Nokia's 9000 Communicator launched in June 1996

Psion’s riposte to Microsoft was unveiled in the summer of 1997 – and the public debut of the 32-bit Epoc system begun by Myers three years earlier. (Series 5 devices didn’t start to enter the shops until the autumn.)

The new machine received much praise; it was far superior to the Windows devices shown at Comdex. It required learning a new system, but at one level retained source compatibility with the BASIC-like language interpretor that thousands of programmers used to create programs for its predecessor - so it hit the ground running.

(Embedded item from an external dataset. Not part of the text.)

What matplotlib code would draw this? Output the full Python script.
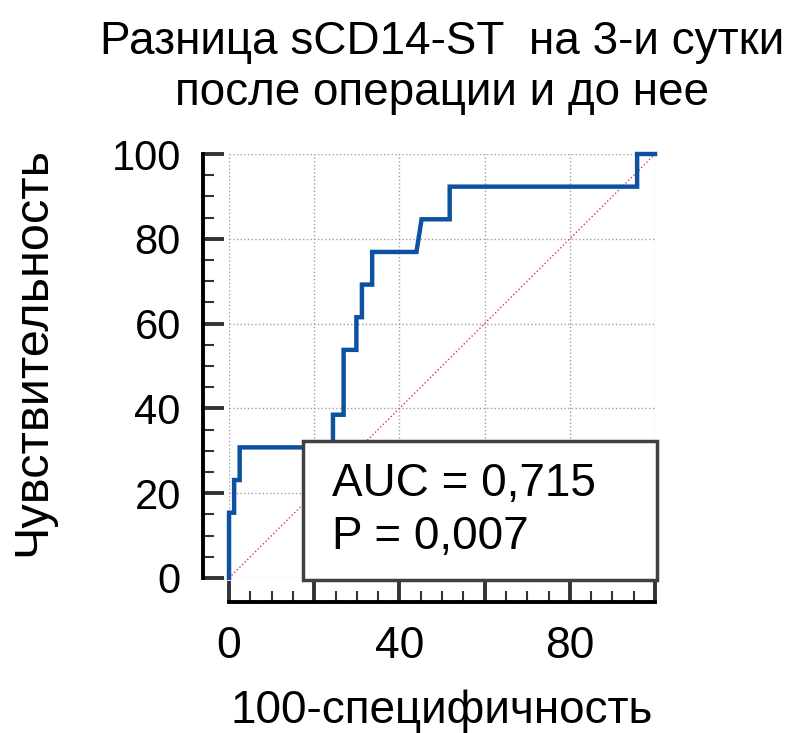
import numpy as np
import matplotlib
matplotlib.use("Agg")
import matplotlib.pyplot as plt
from matplotlib.patches import Rectangle

plt.rcParams['font.family'] = ['Liberation Sans', 'DejaVu Sans']

# ROC curve points (100-specificity, sensitivity)
fpr = [0, 0, 1.2, 1.2, 2.5, 2.5, 24.4, 24.4, 26.9, 26.9, 29.9, 29.9, 31.2, 31.2,
       33.6, 33.6, 44.0, 45.2, 51.8, 51.8, 95.8, 95.8, 100]
tpr = [0, 15.4, 15.4, 23.1, 23.1, 30.8, 30.8, 38.5, 38.5, 53.8, 53.8, 61.5, 61.5, 69.2,
       69.2, 76.9, 76.9, 84.6, 84.6, 92.3, 92.3, 100, 100]
auc_text = "AUC = 0,715"
p_text = "P = 0,007"
title = "Разница sCD14-ST  на 3-и сутки\nпосле операции и до нее"
xlabel = "100-специфичность"
ylabel = "Чувствительность"

fig = plt.figure(figsize=(7.93, 7.33), dpi=100)
ax = fig.add_axes([0.2888, 0.2115, 0.5372, 0.5784])

ax.set_xlim(0, 100)
ax.set_ylim(0, 100)
ax.grid(True, color='#a0a0a0', linestyle=':', linewidth=1)
ax.set_axisbelow(True)

ax.plot([0, 100], [0, 100], color='#d04040', linestyle=':', linewidth=1, clip_on=False)
ax.plot(fpr, tpr, color='#0d52a0', linewidth=3.2, clip_on=False, zorder=3,
        solid_joinstyle='miter')

# statistics box
ax.add_patch(Rectangle((17.4, -0.5), 83.1, 32.8, facecolor='white', edgecolor='#404040',
                       linewidth=2.5, clip_on=False, zorder=4))
ax.text(24.2, 22.2, auc_text, fontsize=33, va='center', ha='left', zorder=5)
ax.text(24.2, 9.6, p_text, fontsize=33, va='center', ha='left', zorder=5)

for s in ['top', 'right']:
    ax.spines[s].set_visible(False)
ax.spines['left'].set_position(('outward', 18.7))
ax.spines['bottom'].set_position(('outward', 17.3))
ax.spines['left'].set_linewidth(2.8)
ax.spines['bottom'].set_linewidth(2.8)

ax.set_xticks([0, 20, 40, 60, 80, 100])
ax.set_xticklabels(['0', '', '40', '', '80', ''])
ax.set_xticks(np.arange(0, 101, 5), minor=True)
ax.set_yticks([0, 20, 40, 60, 80, 100])
ax.set_yticks(np.arange(0, 101, 5), minor=True)
ax.tick_params(which='major', direction='in', length=15, width=2.8, colors='#333333',
               labelcolor='black')
ax.tick_params(which='minor', direction='in', length=8, width=1.5, colors='#333333')
ax.tick_params(axis='x', labelsize=32, pad=17)
ax.tick_params(axis='y', labelsize=30, pad=16)

ax.set_xlabel(xlabel, fontsize=33, labelpad=16)
ax.set_ylabel(ylabel, fontsize=35, va='center')
ax.yaxis.set_label_coords(-0.46, 0.535)
ax.set_title(title, fontsize=33, pad=35, linespacing=1.22)

fig.savefig('out.png', dpi=100)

The sophistication and superiority of Epoc, compared to Windows CE, were evident to the pundits, who threw laurels at Psion's new machine. Psion users were used to a month on two AA batteries – and the Series 5 very nearly matched that. But it had striven to match the flexibility of paper (Psion had viewed Filofax users as their traditional competition) with a 32bit world. Pictures could be embedded in a diary entry, for example.

But that didn’t help. The business press, obsessed by numbers, and largely chasing its own tail, had come to a different conclusion. Microsoft had become the most valuable company in the world in 1995, and pundits reckoned it usually only got things right third time. It was a deterministic analysis. At the very least Psion would be in for a long fight - was it a fight it could win?

Psion’s founder and chairman astonished the executives in April 1998, when he appeared to have decided to throw in the towel.